Breathtaking views of one of the busiest skylines is just one reason to visit. The Empire State Building, One World Observatory and Top of the Rock (Rockefeller Plaza) are three opportunities for stunning views of the city that never sleeps.
Stop at the National September 11 Memorial & Museum at the World Trade Center site.
See a Broadway show. Group members can experience the rousing entertainment available in Midtown Manhattan’s Theatre District.
The lights, the energy and the advertisements are all pieces of what makes Times Square so amazing. Times Square was ranked in the top 10 “Must See Global Experiences” by CNN, can be seen in hundreds of TV shows and movies.

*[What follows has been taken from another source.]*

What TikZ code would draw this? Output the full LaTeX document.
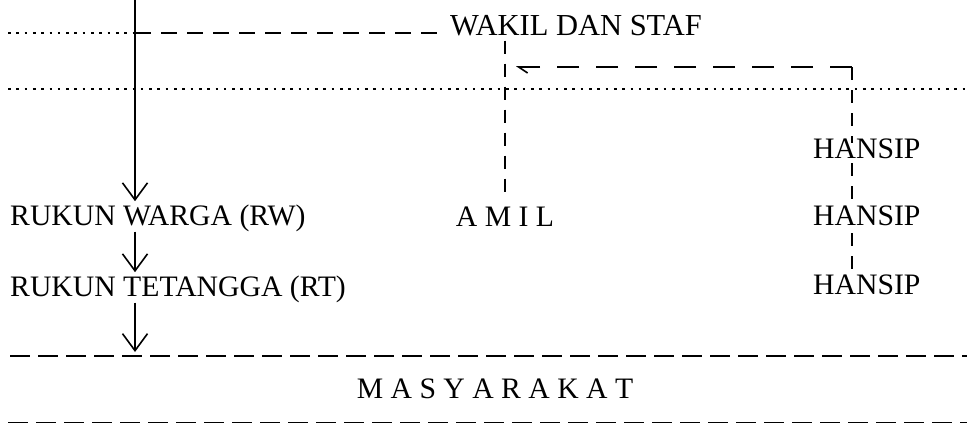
\documentclass[tikz,border=0pt]{standalone}
\usepackage{fontspec}
\setmainfont{Liberation Serif}
\usetikzlibrary{arrows.meta,calc}
\begin{document}
\begin{tikzpicture}[x=1pt,y=-1pt,
  lbl/.style={inner sep=0pt,font=\fontsize{29.7}{34}\selectfont},
  solidarrow/.style={line width=1.6pt,-{Straight Barb[length=17pt,width=25pt,line width=1.6pt]}},
  dotline/.style={line width=2.8pt,dash pattern=on 2.6pt off 5.7pt},
  dashtop/.style={line width=1.8pt,dash pattern=on 16pt off 10pt},
  dashlink/.style={line width=1.8pt,dash pattern=on 22pt off 17pt},
  dashvert/.style={line width=1.8pt,dash pattern=on 13pt off 10pt},
  dashbase/.style={line width=1.8pt,dash pattern=on 20pt off 8pt}]
\useasboundingbox (0,0) rectangle (967,424);

% labels
\node[lbl,anchor=base west,font=\fontsize{30.5}{35}\selectfont] (wakil) at (450,35) {WAKIL DAN STAF};
\node[lbl,anchor=base west] (rw) at (10,225) {RUKUN WARGA (RW)};
\node[lbl,anchor=base west] (rt) at (10,296) {RUKUN TETANGGA (RT)};
\node[lbl,anchor=base] (amil) at (505,226) {A M I L};
\node[lbl,anchor=base west] (h1) at (813,158) {HANSIP};
\node[lbl,anchor=base west] (h2) at (813,225) {HANSIP};
\node[lbl,anchor=base west] (h3) at (813,294) {HANSIP};
\node[lbl,anchor=base] (mas) at (495,398) {M A S Y A R A K A T};

% fixed points of the lines
\coordinate (top) at (135,0);
\coordinate (d1l) at (8,33);
\coordinate (d2l) at (8,89);
\coordinate (d2r) at (967,89);
\coordinate (corner) at (852,67);
\coordinate (b1l) at (10,356);
\coordinate (b1r) at (967,356);
\coordinate (b2l) at (8,422.5);
\coordinate (b2r) at (967,422.5);

% horizontal rules
\draw[dotline] (d1l) -- (top |- d1l);
\draw[dashtop] (top |- d1l) -- ([xshift=-13pt]wakil.west |- d1l);
\draw[dotline] (d2l) -- (d2r);
\draw[dashbase] (b1l) -- (b1r);
\draw[dashbase] (b2l) -- (b2r);

% main line of command
\draw[solidarrow,shorten >=3pt] (top) -- (top |- rw.north);
\draw[solidarrow,shorten >=3pt] (top |- rw.south) -- (top |- rt.north);
\draw[solidarrow,shorten >=4pt] (top |- rt.south) -- (top |- b1l);

% coordination lines
\draw[dashvert,shorten <=5pt,shorten >=13pt] (amil.north |- wakil.south) -- (amil.north);
\draw[dashlink,-{Straight Barb[harpoon,length=9pt,width=12pt,line width=1.6pt]},shorten >=11pt]
  (corner) -- (amil.north |- corner);
\draw[dashvert,shorten >=-5pt] (corner) -- (corner |- h1.north);
\draw[dashvert,shorten <=5pt] (corner |- h1.south) -- (corner |- h2.north);
\draw[dashvert,shorten <=8pt] (corner |- h2.south) -- (corner |- h3.north);
\end{tikzpicture}
\end{document}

Central Park is another popular filming location and stop for visitors to NYC. With European-inspired gardens, nature and wildlife in the city, the chance to enjoy free theater or musical performances, and waterfront dining, the park has a lot to offer visiting groups.

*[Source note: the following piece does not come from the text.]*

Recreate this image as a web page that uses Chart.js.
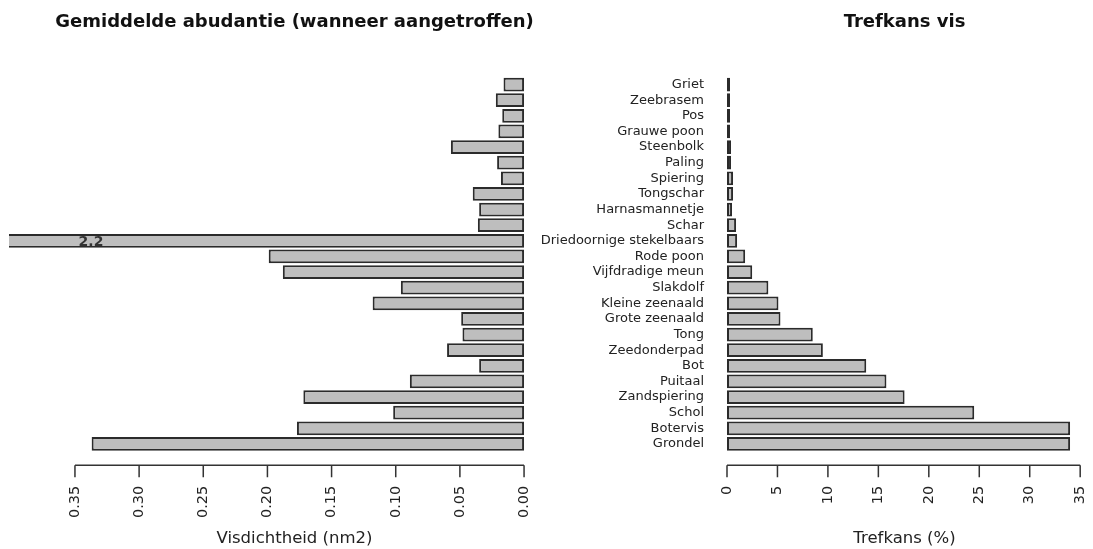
<!DOCTYPE html>
<html>
<head>
<meta charset="utf-8">
<script src="https://cdn.jsdelivr.net/npm/chart.js@4.4.1/dist/chart.umd.min.js"></script>
<style>
  html, body { margin: 0; padding: 0; background: #fff; }
  #wrap { position: relative; width: 1093px; height: 549px; overflow: hidden; }
  canvas { position: absolute; top: 0; }
  #abundChart { left: 0; }
  #trefChart { left: 540px; }
</style>
</head>
<body>
<div id="wrap">
  <canvas id="abundChart" width="600" height="549"></canvas>
  <canvas id="trefChart" width="553" height="549"></canvas>
</div>
<script>
const species = ['Griet', 'Zeebrasem', 'Pos', 'Grauwe poon', 'Steenbolk', 'Paling', 'Spiering',
    'Tongschar', 'Harnasmannetje', 'Schar', 'Driedoornige stekelbaars', 'Rode poon',
    'Vijfdradige meun', 'Slakdolf', 'Kleine zeenaald', 'Grote zeenaald', 'Tong',
    'Zeedonderpad', 'Bot', 'Puitaal', 'Zandspiering', 'Schol', 'Botervis', 'Grondel'];

// mean density where the species was found (nm2)
const abundance = [0.016, 0.022, 0.017, 0.020, 0.057, 0.021, 0.018, 0.040, 0.035, 0.036,
    2.2, 0.199, 0.188, 0.096, 0.118, 0.049, 0.048, 0.060, 0.035, 0.089, 0.172, 0.102, 0.177, 0.337];

// catch probability (%)
const trefkans = [0.3, 0.3, 0.3, 0.3, 0.4, 0.4, 0.6, 0.6, 0.5, 0.9, 1.0, 1.8, 2.5, 4.1,
    5.1, 5.3, 8.5, 9.5, 13.8, 15.8, 17.6, 24.5, 34.0, 34.0];

const abundTicks = [0, 0.05, 0.10, 0.15, 0.20, 0.25, 0.30, 0.35];
const trefTicks = [0, 5, 10, 15, 20, 25, 30, 35];

const FONT = 'DejaVu Sans';
const TEXT = '#222';
const BAR_FILL = '#bebebe';
const BAR_EDGE = '#2b2b2b';

// R style bottom axis: line only from first to last tick, ticks pointing down
const baseAxis = {
    id: 'baseAxis',
    afterDraw(chart) {
        const ctx = chart.ctx;
        const sx = chart.scales.x;
        const y = chart.chartArea.bottom + 13.5;
        const vals = chart.options.axisTicks;
        const x0 = sx.getPixelForValue(vals[0]);
        const x1 = sx.getPixelForValue(vals[vals.length - 1]);
        ctx.save();
        ctx.strokeStyle = '#333';
        ctx.lineWidth = 1.5;
        ctx.beginPath();
        ctx.moveTo(x0, y);
        ctx.lineTo(x1, y);
        vals.forEach(v => {
            const x = sx.getPixelForValue(v);
            ctx.moveTo(x, y);
            ctx.lineTo(x, y + 12);
        });
        ctx.stroke();
        ctx.restore();
    }
};

// panel title centred above the plot region
const panelTitle = {
    id: 'panelTitle',
    afterDraw(chart) {
        const ctx = chart.ctx;
        const area = chart.chartArea;
        ctx.save();
        ctx.font = 'bold 18px "' + FONT + '"';
        ctx.fillStyle = '#111';
        ctx.textAlign = 'center';
        ctx.textBaseline = 'middle';
        ctx.fillText(chart.options.panelTitle, (area.left + area.right) / 2, 22);
        ctx.restore();
    }
};

// value note on the bar that runs off the axis
const offscaleNote = {
    id: 'offscaleNote',
    afterDatasetsDraw(chart) {
        const meta = chart.getDatasetMeta(0);
        const idx = abundance.findIndex(v => v > abundTicks[abundTicks.length - 1]);
        if (idx < 0) return;
        const bar = meta.data[idx];
        const ctx = chart.ctx;
        ctx.save();
        ctx.font = 'bold 14px "' + FONT + '"';
        ctx.fillStyle = '#333';
        ctx.textAlign = 'center';
        ctx.textBaseline = 'middle';
        ctx.fillText(String(abundance[idx]), chart.chartArea.left + 82, bar.y + 2);
        ctx.restore();
    }
};

function barDataset(values) {
    return {
        data: values,
        backgroundColor: BAR_FILL,
        borderColor: BAR_EDGE,
        borderWidth: 2,
        borderSkipped: false,
        barPercentage: 0.88,
        categoryPercentage: 1
    };
}

function xAxis(opts) {
    return {
        type: 'linear',
        reverse: opts.reverse,
        min: opts.min,
        max: opts.max,
        afterBuildTicks: scale => { scale.ticks = opts.ticks.map(v => ({ value: v })); },
        afterFit: scale => {
            scale.height = 97.2;
            scale.paddingLeft = 0;
            scale.paddingRight = 0;
        },
        grid: { display: false, drawTicks: false },
        border: { display: false },
        ticks: {
            autoSkip: false,
            minRotation: 90,
            maxRotation: 90,
            padding: 34,
            color: TEXT,
            font: { family: FONT, size: 14.5 },
            callback: opts.format
        },
        title: {
            display: true,
            text: opts.title,
            color: TEXT,
            padding: 0,
            font: { family: FONT, size: 16.5 }
        }
    };
}

new Chart(document.getElementById('abundChart'), {
    type: 'bar',
    data: { labels: species, datasets: [barDataset(abundance)] },
    plugins: [baseAxis, panelTitle, offscaleNote],
    options: {
        indexAxis: 'y',
        responsive: false,
        animation: false,
        events: [],
        panelTitle: 'Gemiddelde abudantie (wanneer aangetroffen)',
        axisTicks: abundTicks,
        layout: { padding: { top: 76.7, left: 9, right: 20, bottom: 0 } },
        plugins: { legend: { display: false }, tooltip: { enabled: false } },
        scales: {
            x: xAxis({
                reverse: true, min: -0.0436, max: 0.4014, ticks: abundTicks,
                format: v => v.toFixed(2), title: 'Visdichtheid (nm2)'
            }),
            y: { display: false }
        }
    }
});

new Chart(document.getElementById('trefChart'), {
    type: 'bar',
    data: { labels: species, datasets: [barDataset(trefkans)] },
    plugins: [baseAxis, panelTitle],
    options: {
        indexAxis: 'y',
        responsive: false,
        animation: false,
        events: [],
        panelTitle: 'Trefkans vis',
        axisTicks: trefTicks,
        layout: { padding: { top: 76.7, left: 0, right: 0, bottom: 0 } },
        plugins: { legend: { display: false }, tooltip: { enabled: false } },
        scales: {
            x: xAxis({
                reverse: false, min: -1.09, max: 36.27, ticks: trefTicks,
                format: v => String(v), title: 'Trefkans (%)'
            }),
            y: {
                afterFit: scale => { scale.width = 176; },
                grid: { display: false, drawTicks: false },
                border: { display: false },
                ticks: {
                    autoSkip: false,
                    padding: 12,
                    color: TEXT,
                    font: { family: FONT, size: 13 }
                }
            }
        }
    }
});
</script>
</body>
</html>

For more information, call NYC and Company at 212-484-1200, email firstname.lastname@example.org or visit nycgo.com.
Mackinac Island, Michigan
Mackinac Island, situated between Michigan’s Upper and Lower Peninsulas in the Straits of Mackinac, has enchanted vacationers since the Victorian era.
A key part of the island’s allure is its ban on cars. Visitors today get around by walking, bicycling or riding in a horse-drawn carriage — just as in 1900, 1950, or 2000.
Grand Hotel and Mission Point Resort were among the island locations for the 1980 movie, Somewhere in Time.
“Mackinac Island is special because it is a unique experience,” said W. Bradley McCallum, vice president and managing director of Mission Point Resort. “That’s what travelers are looking for, and the island is genuinely different.”
Not only is Mackinac Island rich in history, but the entire island keeps alive traditions — think horse-drawn carriages — that elsewhere are relegated to specific attractions.
Within that context, Mission Point Resort stands out due to its setting and its philosophy.
The resort’s sprawling 18-acre campus on the shore of Lake Huron lends itself to pursuing simple pleasures.
“Another thing that stands out is our style, the way we do hospitality,” McCallum said. “It’s informal, yet elegant. And we have great food.”
Ferries transport groups to and from the island. Book a narrated horse-drawn carriage tour, delve into the past at historic places like Fort Mackinac and offer a boating tour or kayak adventure. Fudge shops and other retail locations yield souvenirs.
For more information call Mackinac Island Tourism Bureau at 906-847-3783 or visit mackinacisland.org.
With its many attractions, museums and monuments, the nation’s capital welcomed a record 22 million visitors in 2016.
Visit the National Mall and discover the power of the Lincoln Memorial, the Jefferson Memorial, the World War II Memorial and the Vietnam Veterans Memorial. The Washington Monument, closed since mid-2016 due to the unreliability of the elevator control system, is set to reopen in spring 2019. The National Park Service has awarded a contract for the modernization of the monument’s elevator and the construction of a permanent screening facility for visitors entering the landmark.
The Smithsonian Institution offers 11 museums and galleries on the National Mall and six other museums and the National Zoo in the Washington area. From postage stamps to outer space, the Smithsonian has a museum for it — and admission is free. The Smithsonian offers groups discounted packages to its restaurants, IMAX theaters, the planetarium and paid exhibitions.
Don’t forget to see the original Declaration of Independence, Constitution of the United States and Bill of Rights at the National Archives Museum.
Other popular D.C. museums are the International Spy Museum, the National Building Museum and the Newseum. The Museum of the Bible opened late last year.